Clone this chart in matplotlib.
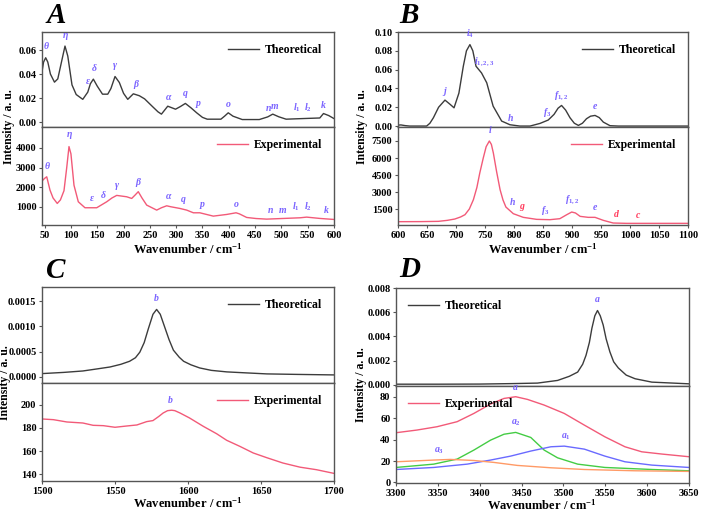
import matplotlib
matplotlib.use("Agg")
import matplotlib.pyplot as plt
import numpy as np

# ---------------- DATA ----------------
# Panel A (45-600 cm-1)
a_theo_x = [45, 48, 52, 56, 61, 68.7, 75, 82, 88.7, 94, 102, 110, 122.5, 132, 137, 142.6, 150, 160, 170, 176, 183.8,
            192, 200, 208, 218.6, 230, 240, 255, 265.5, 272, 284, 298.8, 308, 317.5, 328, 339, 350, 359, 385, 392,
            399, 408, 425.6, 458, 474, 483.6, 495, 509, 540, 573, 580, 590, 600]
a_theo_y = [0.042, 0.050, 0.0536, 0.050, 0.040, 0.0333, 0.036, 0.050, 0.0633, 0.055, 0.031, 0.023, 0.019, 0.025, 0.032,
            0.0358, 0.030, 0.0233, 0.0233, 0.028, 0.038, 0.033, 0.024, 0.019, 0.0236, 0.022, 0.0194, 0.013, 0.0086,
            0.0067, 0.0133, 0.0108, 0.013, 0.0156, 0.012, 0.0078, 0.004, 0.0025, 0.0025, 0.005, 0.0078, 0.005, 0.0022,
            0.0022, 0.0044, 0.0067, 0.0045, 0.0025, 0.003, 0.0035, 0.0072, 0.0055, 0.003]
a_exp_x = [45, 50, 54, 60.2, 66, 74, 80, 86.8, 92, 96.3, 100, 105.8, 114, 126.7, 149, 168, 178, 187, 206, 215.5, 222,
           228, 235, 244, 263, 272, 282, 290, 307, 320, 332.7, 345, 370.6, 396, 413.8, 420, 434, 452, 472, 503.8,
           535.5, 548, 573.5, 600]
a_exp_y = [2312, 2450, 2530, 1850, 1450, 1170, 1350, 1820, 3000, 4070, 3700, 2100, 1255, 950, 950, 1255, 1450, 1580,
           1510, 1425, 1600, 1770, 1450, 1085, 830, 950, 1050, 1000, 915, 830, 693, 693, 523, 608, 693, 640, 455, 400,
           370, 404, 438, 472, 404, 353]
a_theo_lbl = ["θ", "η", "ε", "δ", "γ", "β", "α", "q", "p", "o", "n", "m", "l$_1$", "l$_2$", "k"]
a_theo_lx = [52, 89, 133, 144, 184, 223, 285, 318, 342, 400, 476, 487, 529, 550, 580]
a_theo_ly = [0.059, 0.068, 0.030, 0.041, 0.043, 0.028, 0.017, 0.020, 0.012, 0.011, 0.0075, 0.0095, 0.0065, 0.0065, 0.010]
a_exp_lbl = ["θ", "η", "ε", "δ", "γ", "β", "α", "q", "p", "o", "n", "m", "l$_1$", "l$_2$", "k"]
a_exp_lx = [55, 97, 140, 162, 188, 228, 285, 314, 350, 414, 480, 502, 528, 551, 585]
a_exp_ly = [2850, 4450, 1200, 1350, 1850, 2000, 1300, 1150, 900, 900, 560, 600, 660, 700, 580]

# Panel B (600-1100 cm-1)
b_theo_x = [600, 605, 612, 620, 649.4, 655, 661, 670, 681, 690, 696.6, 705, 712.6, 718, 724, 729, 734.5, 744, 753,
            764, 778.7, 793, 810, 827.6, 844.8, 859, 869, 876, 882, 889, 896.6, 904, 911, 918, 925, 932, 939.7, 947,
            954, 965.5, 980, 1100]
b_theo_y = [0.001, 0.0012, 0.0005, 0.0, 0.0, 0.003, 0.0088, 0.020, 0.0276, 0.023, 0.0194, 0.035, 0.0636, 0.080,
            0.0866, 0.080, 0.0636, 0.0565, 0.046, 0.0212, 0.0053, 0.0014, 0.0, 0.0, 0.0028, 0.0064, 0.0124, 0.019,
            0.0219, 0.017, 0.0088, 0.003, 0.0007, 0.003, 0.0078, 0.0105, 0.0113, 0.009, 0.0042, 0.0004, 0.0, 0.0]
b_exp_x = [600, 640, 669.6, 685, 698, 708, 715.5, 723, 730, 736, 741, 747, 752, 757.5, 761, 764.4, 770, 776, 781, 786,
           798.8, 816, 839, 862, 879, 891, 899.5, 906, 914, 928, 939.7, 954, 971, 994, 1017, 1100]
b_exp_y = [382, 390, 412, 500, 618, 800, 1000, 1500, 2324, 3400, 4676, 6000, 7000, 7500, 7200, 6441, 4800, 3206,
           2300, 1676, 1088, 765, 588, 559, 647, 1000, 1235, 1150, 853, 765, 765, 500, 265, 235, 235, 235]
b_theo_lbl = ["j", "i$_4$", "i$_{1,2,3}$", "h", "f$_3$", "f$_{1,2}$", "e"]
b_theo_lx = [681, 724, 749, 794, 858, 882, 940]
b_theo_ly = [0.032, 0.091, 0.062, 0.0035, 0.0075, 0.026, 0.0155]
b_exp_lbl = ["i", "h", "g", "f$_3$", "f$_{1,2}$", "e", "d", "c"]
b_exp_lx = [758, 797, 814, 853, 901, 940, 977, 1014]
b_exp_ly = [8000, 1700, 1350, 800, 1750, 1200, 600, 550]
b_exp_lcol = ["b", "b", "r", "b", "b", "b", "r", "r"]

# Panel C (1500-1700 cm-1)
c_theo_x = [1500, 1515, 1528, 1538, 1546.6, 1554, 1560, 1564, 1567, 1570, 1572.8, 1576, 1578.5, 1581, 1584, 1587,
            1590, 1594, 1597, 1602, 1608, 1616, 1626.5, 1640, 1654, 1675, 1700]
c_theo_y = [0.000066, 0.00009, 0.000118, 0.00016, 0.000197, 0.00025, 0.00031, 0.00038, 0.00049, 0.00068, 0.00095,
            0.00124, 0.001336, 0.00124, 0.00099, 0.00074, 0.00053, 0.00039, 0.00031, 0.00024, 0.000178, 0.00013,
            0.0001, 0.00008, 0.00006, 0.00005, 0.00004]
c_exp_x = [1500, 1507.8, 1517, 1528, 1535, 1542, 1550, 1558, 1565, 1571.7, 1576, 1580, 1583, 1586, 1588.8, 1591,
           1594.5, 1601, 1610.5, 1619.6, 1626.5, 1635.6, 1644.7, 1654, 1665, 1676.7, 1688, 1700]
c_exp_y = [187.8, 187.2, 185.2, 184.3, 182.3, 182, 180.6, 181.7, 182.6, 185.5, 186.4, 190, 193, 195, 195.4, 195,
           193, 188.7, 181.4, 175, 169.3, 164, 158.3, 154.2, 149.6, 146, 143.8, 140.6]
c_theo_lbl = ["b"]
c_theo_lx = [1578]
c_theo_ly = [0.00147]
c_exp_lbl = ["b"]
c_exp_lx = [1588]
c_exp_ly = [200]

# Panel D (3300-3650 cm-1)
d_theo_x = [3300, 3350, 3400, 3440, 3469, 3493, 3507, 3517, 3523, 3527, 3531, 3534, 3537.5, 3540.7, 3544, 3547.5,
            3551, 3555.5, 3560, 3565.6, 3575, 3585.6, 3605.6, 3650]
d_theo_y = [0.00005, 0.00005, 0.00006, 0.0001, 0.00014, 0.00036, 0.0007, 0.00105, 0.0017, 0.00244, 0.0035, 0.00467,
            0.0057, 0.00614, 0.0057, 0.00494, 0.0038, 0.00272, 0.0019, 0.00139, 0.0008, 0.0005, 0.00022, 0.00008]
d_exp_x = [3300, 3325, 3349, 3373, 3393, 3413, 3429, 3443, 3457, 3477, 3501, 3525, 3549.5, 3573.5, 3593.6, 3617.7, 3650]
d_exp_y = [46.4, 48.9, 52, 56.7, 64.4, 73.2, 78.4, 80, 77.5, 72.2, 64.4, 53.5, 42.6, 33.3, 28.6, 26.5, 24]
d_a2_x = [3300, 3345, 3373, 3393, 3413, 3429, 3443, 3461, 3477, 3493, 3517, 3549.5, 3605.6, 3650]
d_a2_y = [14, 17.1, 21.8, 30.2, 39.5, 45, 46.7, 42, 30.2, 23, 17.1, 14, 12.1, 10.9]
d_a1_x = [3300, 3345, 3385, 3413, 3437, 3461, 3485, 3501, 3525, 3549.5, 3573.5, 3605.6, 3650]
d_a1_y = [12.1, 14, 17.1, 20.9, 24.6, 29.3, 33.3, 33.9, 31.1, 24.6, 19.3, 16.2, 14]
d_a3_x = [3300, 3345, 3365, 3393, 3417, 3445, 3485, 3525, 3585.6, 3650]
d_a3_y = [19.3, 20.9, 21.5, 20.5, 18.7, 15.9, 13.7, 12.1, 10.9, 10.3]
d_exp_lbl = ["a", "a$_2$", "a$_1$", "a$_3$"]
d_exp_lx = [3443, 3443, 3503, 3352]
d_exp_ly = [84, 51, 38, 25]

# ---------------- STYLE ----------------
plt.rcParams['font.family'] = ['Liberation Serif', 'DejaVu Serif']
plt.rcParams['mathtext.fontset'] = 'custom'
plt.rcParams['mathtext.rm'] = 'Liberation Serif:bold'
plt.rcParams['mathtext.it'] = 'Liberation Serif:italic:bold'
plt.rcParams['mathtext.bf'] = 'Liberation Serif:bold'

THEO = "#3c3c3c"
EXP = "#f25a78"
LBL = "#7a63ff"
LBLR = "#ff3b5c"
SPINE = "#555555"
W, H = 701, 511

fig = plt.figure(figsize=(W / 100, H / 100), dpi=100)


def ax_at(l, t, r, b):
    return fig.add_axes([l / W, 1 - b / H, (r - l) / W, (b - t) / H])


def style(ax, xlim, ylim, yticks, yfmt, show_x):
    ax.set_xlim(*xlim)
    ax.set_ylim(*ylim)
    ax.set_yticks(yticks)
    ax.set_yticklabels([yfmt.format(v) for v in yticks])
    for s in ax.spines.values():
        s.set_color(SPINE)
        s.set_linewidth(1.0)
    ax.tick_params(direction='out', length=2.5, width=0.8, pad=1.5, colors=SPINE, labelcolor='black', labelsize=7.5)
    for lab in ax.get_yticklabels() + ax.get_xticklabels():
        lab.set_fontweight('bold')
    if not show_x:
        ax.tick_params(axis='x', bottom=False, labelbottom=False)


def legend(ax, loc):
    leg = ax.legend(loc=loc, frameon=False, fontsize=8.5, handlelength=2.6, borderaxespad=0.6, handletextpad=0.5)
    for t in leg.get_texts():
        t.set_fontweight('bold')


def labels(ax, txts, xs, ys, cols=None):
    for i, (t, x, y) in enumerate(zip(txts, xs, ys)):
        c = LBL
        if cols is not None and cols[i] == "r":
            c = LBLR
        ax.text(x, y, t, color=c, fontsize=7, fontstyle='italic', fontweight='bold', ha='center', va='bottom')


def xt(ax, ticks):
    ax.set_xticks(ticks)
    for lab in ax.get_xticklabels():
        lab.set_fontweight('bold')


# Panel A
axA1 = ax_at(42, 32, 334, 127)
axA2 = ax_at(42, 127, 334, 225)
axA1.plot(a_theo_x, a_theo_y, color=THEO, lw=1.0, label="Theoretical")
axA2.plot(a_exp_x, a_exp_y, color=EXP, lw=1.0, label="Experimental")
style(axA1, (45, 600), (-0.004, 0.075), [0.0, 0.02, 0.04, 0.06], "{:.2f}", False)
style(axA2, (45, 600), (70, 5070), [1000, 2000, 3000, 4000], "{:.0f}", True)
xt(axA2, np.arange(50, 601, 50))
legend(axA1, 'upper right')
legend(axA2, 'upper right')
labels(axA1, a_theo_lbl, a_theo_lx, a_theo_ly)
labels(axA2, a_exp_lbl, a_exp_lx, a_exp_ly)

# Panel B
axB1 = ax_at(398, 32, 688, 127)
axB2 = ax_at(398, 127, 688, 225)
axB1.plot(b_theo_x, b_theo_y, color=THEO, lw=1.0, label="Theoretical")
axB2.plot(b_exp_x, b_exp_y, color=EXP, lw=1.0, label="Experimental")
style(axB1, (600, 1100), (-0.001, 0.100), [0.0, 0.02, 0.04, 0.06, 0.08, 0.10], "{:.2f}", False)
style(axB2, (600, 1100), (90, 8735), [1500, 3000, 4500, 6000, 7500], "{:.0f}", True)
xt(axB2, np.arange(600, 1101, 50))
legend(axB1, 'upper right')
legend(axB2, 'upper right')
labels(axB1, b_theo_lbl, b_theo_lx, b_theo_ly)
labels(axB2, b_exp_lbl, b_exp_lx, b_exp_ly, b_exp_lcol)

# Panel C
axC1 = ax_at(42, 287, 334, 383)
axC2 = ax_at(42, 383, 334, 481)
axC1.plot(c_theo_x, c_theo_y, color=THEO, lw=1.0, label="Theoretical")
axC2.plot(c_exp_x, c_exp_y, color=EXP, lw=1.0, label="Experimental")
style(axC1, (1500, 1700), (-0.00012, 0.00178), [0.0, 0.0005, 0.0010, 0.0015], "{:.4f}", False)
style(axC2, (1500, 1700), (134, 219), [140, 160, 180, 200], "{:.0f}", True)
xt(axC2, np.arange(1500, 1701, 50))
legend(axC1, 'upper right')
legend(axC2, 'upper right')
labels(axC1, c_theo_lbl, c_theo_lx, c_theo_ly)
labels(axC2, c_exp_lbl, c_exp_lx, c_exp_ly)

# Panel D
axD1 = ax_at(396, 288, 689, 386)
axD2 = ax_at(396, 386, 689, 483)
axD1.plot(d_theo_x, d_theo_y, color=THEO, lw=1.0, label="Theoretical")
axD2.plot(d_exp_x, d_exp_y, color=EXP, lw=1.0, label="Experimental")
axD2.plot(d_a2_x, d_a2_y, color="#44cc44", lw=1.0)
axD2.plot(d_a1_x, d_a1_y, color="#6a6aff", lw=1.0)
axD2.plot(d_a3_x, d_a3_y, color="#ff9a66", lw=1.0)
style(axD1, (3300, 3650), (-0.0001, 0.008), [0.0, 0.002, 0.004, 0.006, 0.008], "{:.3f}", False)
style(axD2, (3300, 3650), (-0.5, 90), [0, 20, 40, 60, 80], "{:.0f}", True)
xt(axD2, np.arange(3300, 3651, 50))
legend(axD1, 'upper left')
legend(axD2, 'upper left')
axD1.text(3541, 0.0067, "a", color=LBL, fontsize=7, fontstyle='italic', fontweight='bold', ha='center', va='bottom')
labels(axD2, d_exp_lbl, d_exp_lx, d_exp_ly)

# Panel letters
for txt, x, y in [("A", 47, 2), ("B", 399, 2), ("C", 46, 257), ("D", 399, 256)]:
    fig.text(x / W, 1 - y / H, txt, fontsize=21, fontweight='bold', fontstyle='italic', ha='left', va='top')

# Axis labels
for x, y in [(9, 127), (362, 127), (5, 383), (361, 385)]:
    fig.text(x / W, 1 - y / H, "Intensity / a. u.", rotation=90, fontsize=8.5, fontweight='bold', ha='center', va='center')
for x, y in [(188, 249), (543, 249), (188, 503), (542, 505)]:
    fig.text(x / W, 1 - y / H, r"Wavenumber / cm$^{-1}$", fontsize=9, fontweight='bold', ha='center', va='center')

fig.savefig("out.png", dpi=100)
----
Written instruction ▸
Everything from the first line of the listing above through the line that contains "import numpy as np" is to be restated word for word, minus the pictures.

Written answer ▸
Clone this chart in matplotlib.
import matplotlib
matplotlib.use("Agg")
import matplotlib.pyplot as plt
import numpy as np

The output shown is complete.